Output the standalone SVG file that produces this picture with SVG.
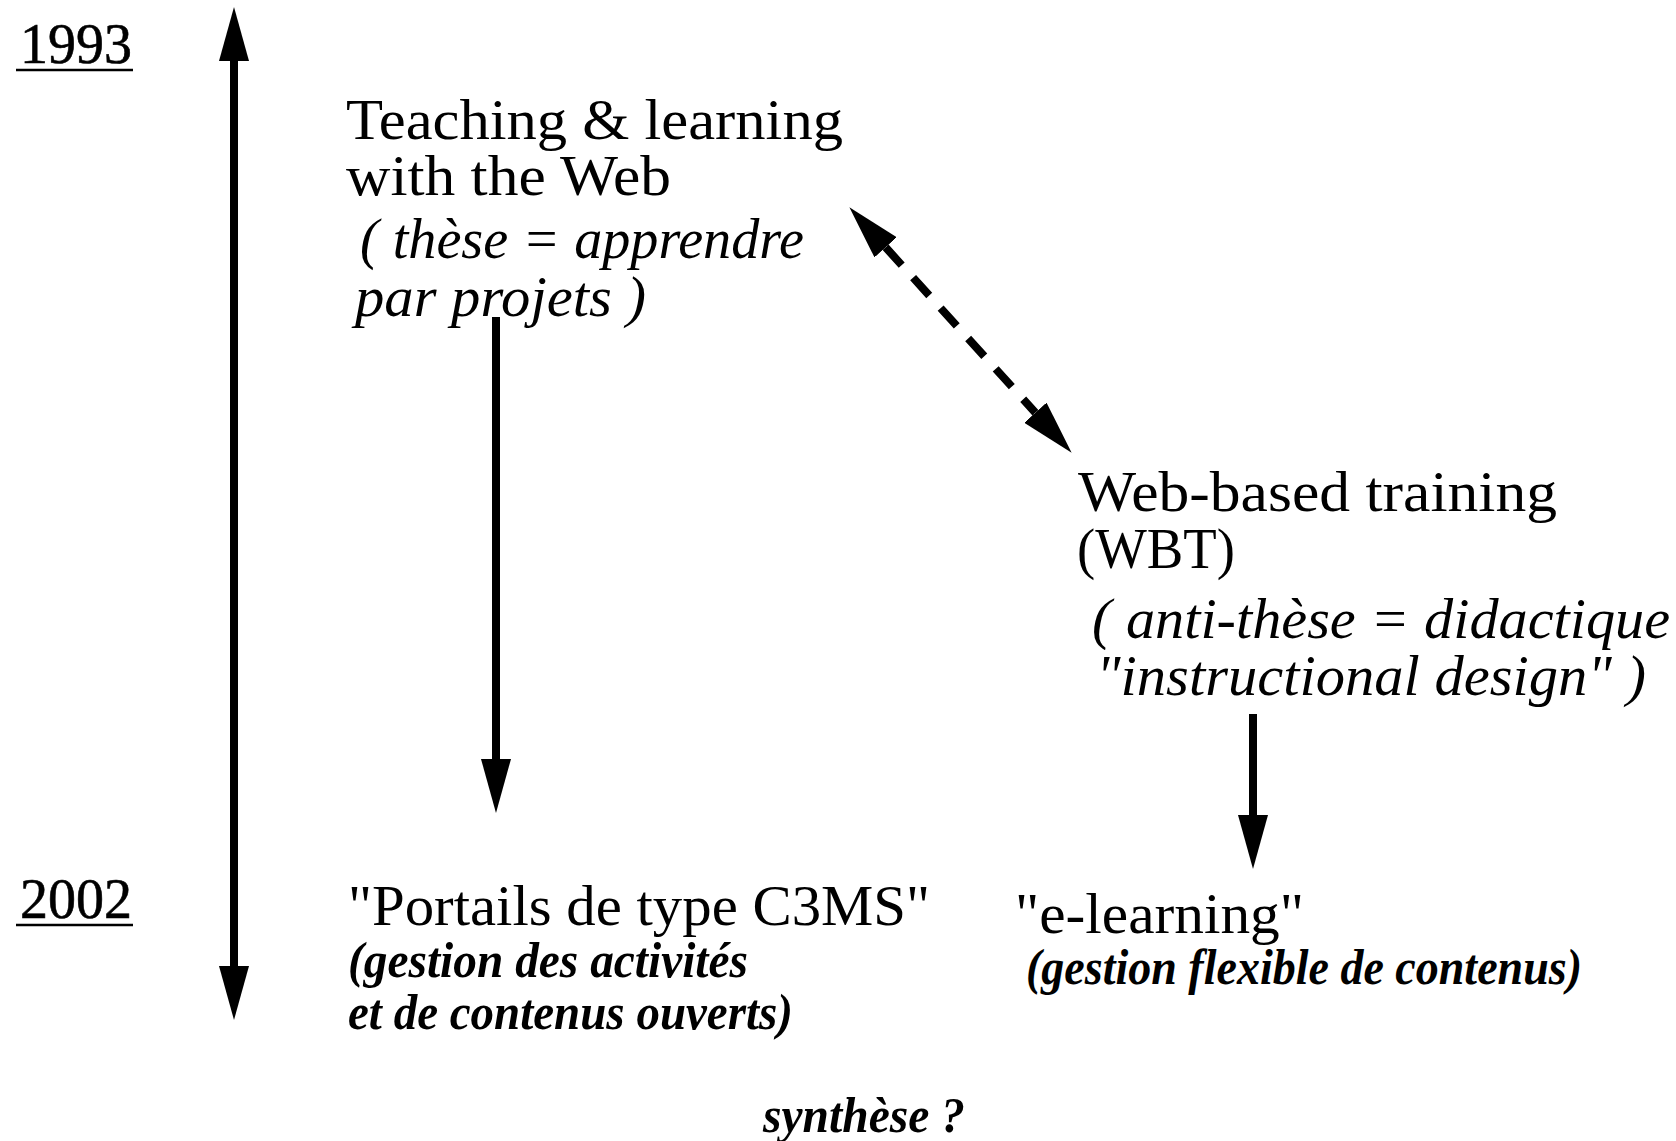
<svg xmlns="http://www.w3.org/2000/svg" width="1676" height="1141" viewBox="0 0 1676 1141">
  <style>
    .t { font-family: "Liberation Serif", "Times New Roman", serif; font-size: 56px; fill: #000; }
    .i { font-family: "Liberation Serif", "Times New Roman", serif; font-size: 56px; font-style: italic; fill: #000; }
    .b { font-family: "Liberation Serif", "Times New Roman", serif; font-size: 50px; font-style: italic; font-weight: bold; fill: #000; }
    .yr { font-family: "Liberation Serif", "Times New Roman", serif; font-size: 56px; fill: #000; stroke: #000; stroke-width: 0.6; }
    .conn { stroke: #000; stroke-width: 8; fill: none; }
    .dash { stroke-dasharray: 24 17; }
  </style>
  <defs>
    <marker id="ah" markerUnits="userSpaceOnUse" markerWidth="54" markerHeight="30" refX="0" refY="15" orient="auto-start-reverse" viewBox="0 0 54 30">
      <path d="M0,0 L54,15 L0,30 z" fill="#000"/>
    </marker>
  </defs>

  <g id="year-1993">
    <text class="yr" x="20" y="63">1993</text>
    <line x1="16" y1="70" x2="133" y2="70" stroke="#000" stroke-width="2.5"/>
  </g>
  <g id="year-2002">
    <text class="yr" x="20" y="918">2002</text>
    <line x1="16" y1="925" x2="133" y2="925" stroke="#000" stroke-width="2.5"/>
  </g>

  <g id="node-teaching">
    <text class="t" x="346" y="139" textLength="497" lengthAdjust="spacingAndGlyphs">Teaching &amp; learning</text>
    <text class="t" x="346" y="195" textLength="325" lengthAdjust="spacingAndGlyphs">with the Web</text>
    <text class="i" x="360" y="258" textLength="444" lengthAdjust="spacingAndGlyphs">( thèse = apprendre</text>
    <text class="i" x="355" y="316" textLength="291" lengthAdjust="spacingAndGlyphs">par projets )</text>
  </g>

  <g id="node-wbt">
    <text class="t" x="1078" y="511" textLength="479" lengthAdjust="spacingAndGlyphs">Web-based training</text>
    <text class="t" x="1077" y="568" textLength="158" lengthAdjust="spacingAndGlyphs">(WBT)</text>
    <text class="i" x="1092" y="638" textLength="578" lengthAdjust="spacingAndGlyphs">( anti-thèse = didactique</text>
    <text class="i" x="1096" y="695" textLength="550" lengthAdjust="spacingAndGlyphs">"instructional design" )</text>
  </g>

  <g id="node-portails">
    <text class="t" x="348" y="925" textLength="582" lengthAdjust="spacingAndGlyphs">"Portails de type C3MS"</text>
    <text class="b" x="348" y="977" textLength="400" lengthAdjust="spacingAndGlyphs">(gestion des activités</text>
    <text class="b" x="348" y="1029" textLength="445" lengthAdjust="spacingAndGlyphs">et de contenus ouverts)</text>
  </g>

  <g id="node-elearning">
    <text class="t" x="1015" y="933" textLength="289" lengthAdjust="spacingAndGlyphs">"e-learning"</text>
    <text class="b" x="1026" y="984" textLength="556" lengthAdjust="spacingAndGlyphs">(gestion flexible de contenus)</text>
  </g>

  <g id="node-synthese">
    <text class="b" x="763" y="1132" textLength="202" lengthAdjust="spacingAndGlyphs">synthèse ?</text>
  </g>

  <g id="connectors">
    <line class="conn" x1="234" y1="61" x2="234" y2="966" marker-start="url(#ah)" marker-end="url(#ah)"/>
    <line class="conn" x1="496" y1="317" x2="496" y2="759" marker-end="url(#ah)"/>
    <line class="conn" x1="1253" y1="714" x2="1253" y2="815" marker-end="url(#ah)"/>
    <line class="conn dash" x1="885.6" y1="247.3" x2="1035.4" y2="412.7" marker-start="url(#ah)" marker-end="url(#ah)"/>
  </g>
</svg>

● WHAT YOU HAVE TO DO: Pick out and copy every line that contains the word "with".

● WRITTEN SOLUTION:
Output the standalone SVG file that produces this picture with SVG.
    <text class="t" x="346" y="195" textLength="325" lengthAdjust="spacingAndGlyphs">with the Web</text>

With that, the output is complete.